**Exercise prompt**
Carry none of the pictures over; write out the complete data exactly.

──────── Data excerpt ────────

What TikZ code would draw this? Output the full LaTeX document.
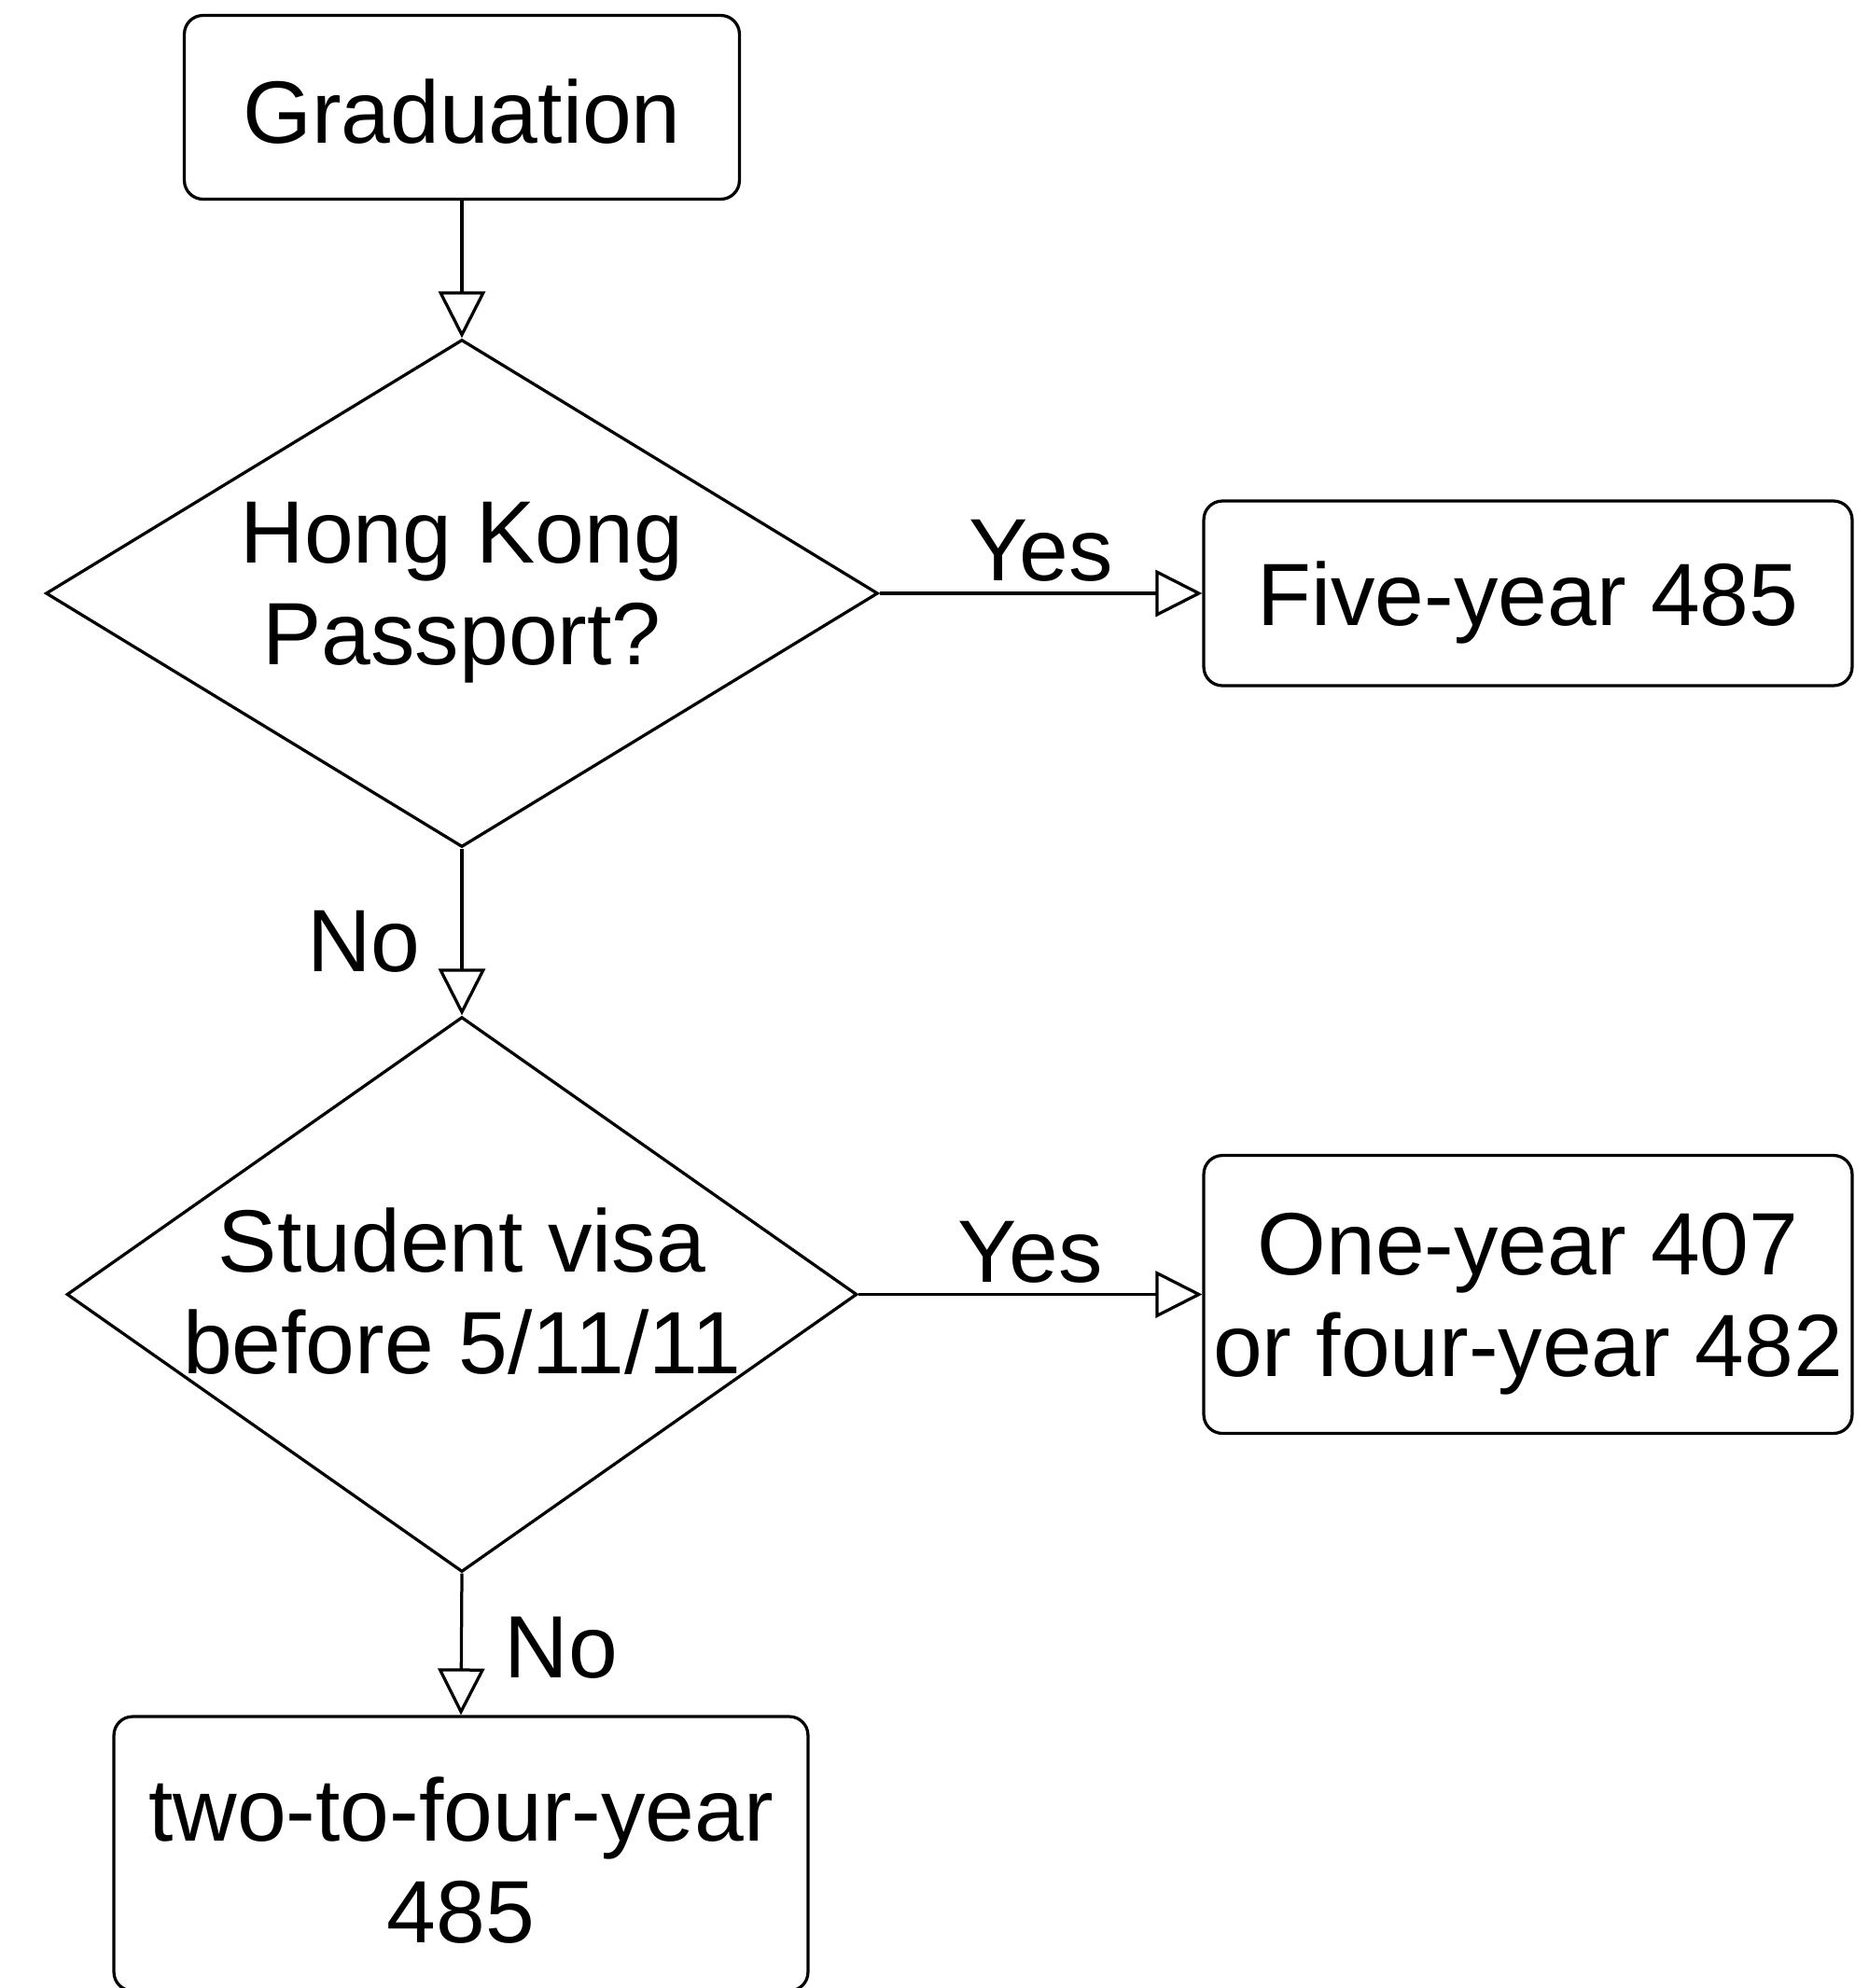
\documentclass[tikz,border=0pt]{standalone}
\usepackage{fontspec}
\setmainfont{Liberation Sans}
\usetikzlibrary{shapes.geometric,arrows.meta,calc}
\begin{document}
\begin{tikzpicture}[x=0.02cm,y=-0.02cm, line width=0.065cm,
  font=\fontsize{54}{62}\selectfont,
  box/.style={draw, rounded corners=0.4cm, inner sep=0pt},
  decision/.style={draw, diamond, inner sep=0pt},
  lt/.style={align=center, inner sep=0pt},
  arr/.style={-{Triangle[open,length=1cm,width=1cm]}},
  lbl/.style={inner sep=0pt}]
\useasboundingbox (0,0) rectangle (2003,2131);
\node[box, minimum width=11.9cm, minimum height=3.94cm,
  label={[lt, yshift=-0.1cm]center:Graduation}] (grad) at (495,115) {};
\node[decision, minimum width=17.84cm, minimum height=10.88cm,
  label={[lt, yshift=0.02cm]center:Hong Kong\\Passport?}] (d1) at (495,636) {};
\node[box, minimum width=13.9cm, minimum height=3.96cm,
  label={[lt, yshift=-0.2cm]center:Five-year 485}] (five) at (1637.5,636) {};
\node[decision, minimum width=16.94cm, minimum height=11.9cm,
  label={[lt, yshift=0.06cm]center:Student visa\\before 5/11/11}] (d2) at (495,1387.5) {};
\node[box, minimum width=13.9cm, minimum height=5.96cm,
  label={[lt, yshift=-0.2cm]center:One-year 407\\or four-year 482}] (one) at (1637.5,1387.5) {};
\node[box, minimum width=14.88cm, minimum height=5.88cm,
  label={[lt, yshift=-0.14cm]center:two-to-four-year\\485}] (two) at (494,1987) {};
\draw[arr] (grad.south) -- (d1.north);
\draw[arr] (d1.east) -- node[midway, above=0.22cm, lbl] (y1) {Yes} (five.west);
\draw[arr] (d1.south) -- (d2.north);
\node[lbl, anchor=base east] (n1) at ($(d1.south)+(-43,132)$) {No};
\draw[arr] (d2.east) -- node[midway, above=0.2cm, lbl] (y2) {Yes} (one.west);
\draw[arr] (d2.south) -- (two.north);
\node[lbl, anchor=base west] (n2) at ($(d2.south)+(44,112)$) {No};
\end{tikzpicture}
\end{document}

────────

**Worked answer**
What TikZ code would draw this? Output the full LaTeX document.
\documentclass[tikz,border=0pt]{standalone}
\usepackage{fontspec}
\setmainfont{Liberation Sans}
\usetikzlibrary{shapes.geometric,arrows.meta,calc}
\begin{document}
\begin{tikzpicture}[x=0.02cm,y=-0.02cm, line width=0.065cm,
  font=\fontsize{54}{62}\selectfont,
  box/.style={draw, rounded corners=0.4cm, inner sep=0pt},
  decision/.style={draw, diamond, inner sep=0pt},
  lt/.style={align=center, inner sep=0pt},
  arr/.style={-{Triangle[open,length=1cm,width=1cm]}},
  lbl/.style={inner sep=0pt}]
\useasboundingbox (0,0) rectangle (2003,2131);
\node[box, minimum width=11.9cm, minimum height=3.94cm,
  label={[lt, yshift=-0.1cm]center:Graduation}] (grad) at (495,115) {};
\node[decision, minimum width=17.84cm, minimum height=10.88cm,
  label={[lt, yshift=0.02cm]center:Hong Kong\\Passport?}] (d1) at (495,636) {};
\node[box, minimum width=13.9cm, minimum height=3.96cm,
  label={[lt, yshift=-0.2cm]center:Five-year 485}] (five) at (1637.5,636) {};
\node[decision, minimum width=16.94cm, minimum height=11.9cm,
  label={[lt, yshift=0.06cm]center:Student visa\\before 5/11/11}] (d2) at (495,1387.5) {};
\node[box, minimum width=13.9cm, minimum height=5.96cm,
  label={[lt, yshift=-0.2cm]center:One-year 407\\or four-year 482}] (one) at (1637.5,1387.5) {};
\node[box, minimum width=14.88cm, minimum height=5.88cm,
  label={[lt, yshift=-0.14cm]center:two-to-four-year\\485}] (two) at (494,1987) {};
\draw[arr] (grad.south) -- (d1.north);
\draw[arr] (d1.east) -- node[midway, above=0.22cm, lbl] (y1) {Yes} (five.west);
\draw[arr] (d1.south) -- (d2.north);
\node[lbl, anchor=base east] (n1) at ($(d1.south)+(-43,132)$) {No};
\draw[arr] (d2.east) -- node[midway, above=0.2cm, lbl] (y2) {Yes} (one.west);
\draw[arr] (d2.south) -- (two.north);
\node[lbl, anchor=base west] (n2) at ($(d2.south)+(44,112)$) {No};
\end{tikzpicture}
\end{document}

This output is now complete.